Some of the best sound design goes to the the game’s ambiance. Hallways are filled with echoes of creeking pipes and vents hissing with escaping air. At times you are so into the world that you won’t notice a lack of a musical composition which can at times help you to ear nearby conversations of aggressive survivors and hearing if the alien is entering/exiting an area through the air duct system.

There is one minor problem in the sound design which is the actor voice audio. At times you can hear the NPC as they talk to you via the communication system. However, when standing next to them and you look in an opposite direction the audio seems to cut off completely. Thankfully there are subtitles that will allow you to catch what you didn’t hear.

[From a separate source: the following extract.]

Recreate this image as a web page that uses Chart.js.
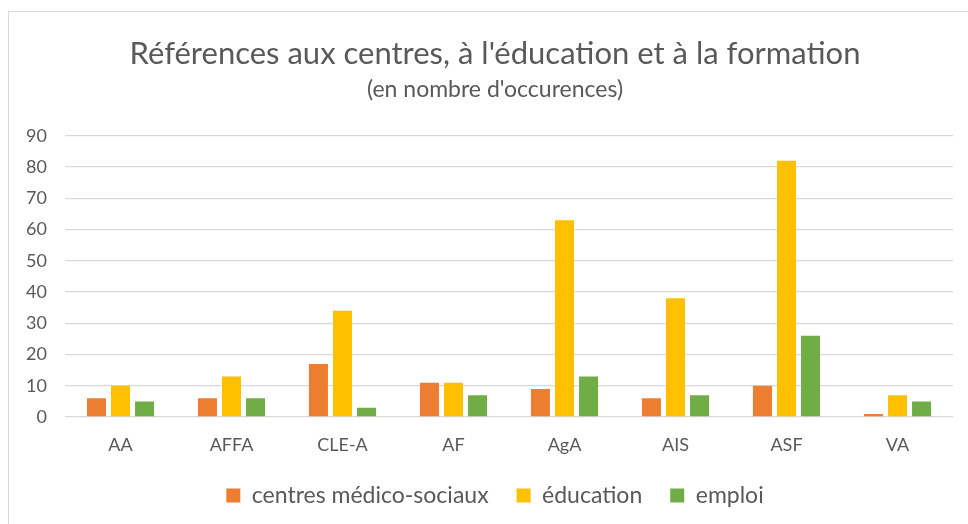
<!DOCTYPE html>
<html>
<head>
<meta charset="utf-8">
<script src="https://cdn.jsdelivr.net/npm/chart.js@4"></script>
<style>
  html, body { margin: 0; padding: 0; background: #ffffff; overflow: hidden; }
  #frame {
    position: absolute; left: 8px; top: 11px; width: 1200px; height: 800px;
    border-left: 1px solid #d9d9d9; border-top: 1px solid #d9d9d9;
  }
  #wrap { position: absolute; left: 0; top: 0; width: 990px; height: 524px; }
</style>
</head>
<body>
<div id="frame"></div>
<div id="wrap"><canvas id="chart"></canvas></div>
<script>
// DATA
const categories = ["AA", "AFFA", "CLE-A", "AF", "AgA", "AIS", "ASF", "VA"];
const centresMedicoSociaux = [6, 6, 17, 11, 9, 6, 10, 1];
const education = [10, 13, 34, 11, 63, 38, 82, 7];
const emploi = [5, 6, 3, 7, 13, 7, 26, 5];
const yTicks = [0, 10, 20, 30, 40, 50, 60, 70, 80, 90];

const textColor = "#595959";
const fontFamily = "Lato, 'Open Sans', sans-serif";

const ctx = document.getElementById("chart").getContext("2d");
const chart = new Chart(ctx, {
  type: "bar",
  data: {
    labels: categories,
    datasets: [
      { label: "centres médico-sociaux", data: centresMedicoSociaux, backgroundColor: "#ED7D31" },
      { label: "éducation", data: education, backgroundColor: "#FFC000" },
      { label: "emploi", data: emploi, backgroundColor: "#70AD47" },
    ],
  },
  options: {
    responsive: true,
    maintainAspectRatio: false,
    animation: false,
    datasets: {
      bar: { categoryPercentage: 0.65, barPercentage: 0.79 },
    },
    layout: { padding: { left: 0, right: 0, top: 0, bottom: 7 } },
    plugins: {
      title: {
        display: true,
        text: "Références aux centres, à l'éducation et à la formation",
        color: textColor,
        font: { family: fontFamily, size: 31, weight: "normal" },
        padding: { top: 35, bottom: 0 },
      },
      subtitle: {
        display: true,
        text: "(en nombre d'occurences)",
        color: textColor,
        font: { family: fontFamily, size: 23, weight: "normal" },
        padding: { top: 4, bottom: 32 },
      },
      legend: {
        position: "bottom",
        labels: {
          color: textColor,
          font: { family: fontFamily, size: 23 },
          boxWidth: 14,
          boxHeight: 14,
          padding: 28,
        },
      },
      tooltip: { enabled: false },
    },
    scales: {
      x: {
        afterFit: (scale) => { scale.height = 39; },
        grid: { display: false, drawTicks: false },
        border: { display: false },
        ticks: { color: textColor, font: { family: fontFamily, size: 18 }, padding: 17 },
      },
      y: {
        min: 0,
        max: 90,
        afterFit: (scale) => { scale.width = 65; },
        afterBuildTicks: (scale) => { scale.ticks = yTicks.map((v) => ({ value: v })); },
        grid: { color: "#d9d9d9", lineWidth: 1.3, drawTicks: false },
        border: { display: false },
        ticks: { color: textColor, font: { family: fontFamily, size: 18 }, padding: 18 },
      },
      // empty right-hand axis, only keeps space on the right side
      spacer: {
        position: "right",
        min: 0,
        max: 90,
        afterFit: (scale) => { scale.width = 37; },
        grid: { display: false, drawTicks: false },
        border: { display: false },
        ticks: { display: false },
      },
    },
  },
});
</script>
</body>
</html>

As a complete gameplay experience has everything going right for it. The alien’s persistant AI is challenging but not unfair in any way. The game is a nice lengthy adventure clocking in at about 16 to 20 hours. There are plenty of collectibles scattered about the station in the form of ID tags, station logs and recoverable Nostromo logs voice by actors from the first movie. After beating the game there is a survivor mode available as well as a free DLC add-on Crew Expendable which allows you to play as members of the Nostromo trying to outwit and survive against the xenomorph.

Short Attention Span Summary:

Alien Isolation is THE definitive Alien game I have been wanting to play for years. But then again it probably wasn’t possible due to the limitations of most of the technology in gaming at the time. Alien Isolation is an exciting and nerve-wracking game that warrants an immediate purchase for not just fans of the movie franchise or survival horror games. It perfectly blends a surreal first person experience with survival horror elements to capture the look and feel of the first movie. Alien Isolation is easily one of the best,if not the best game, to have been released this year.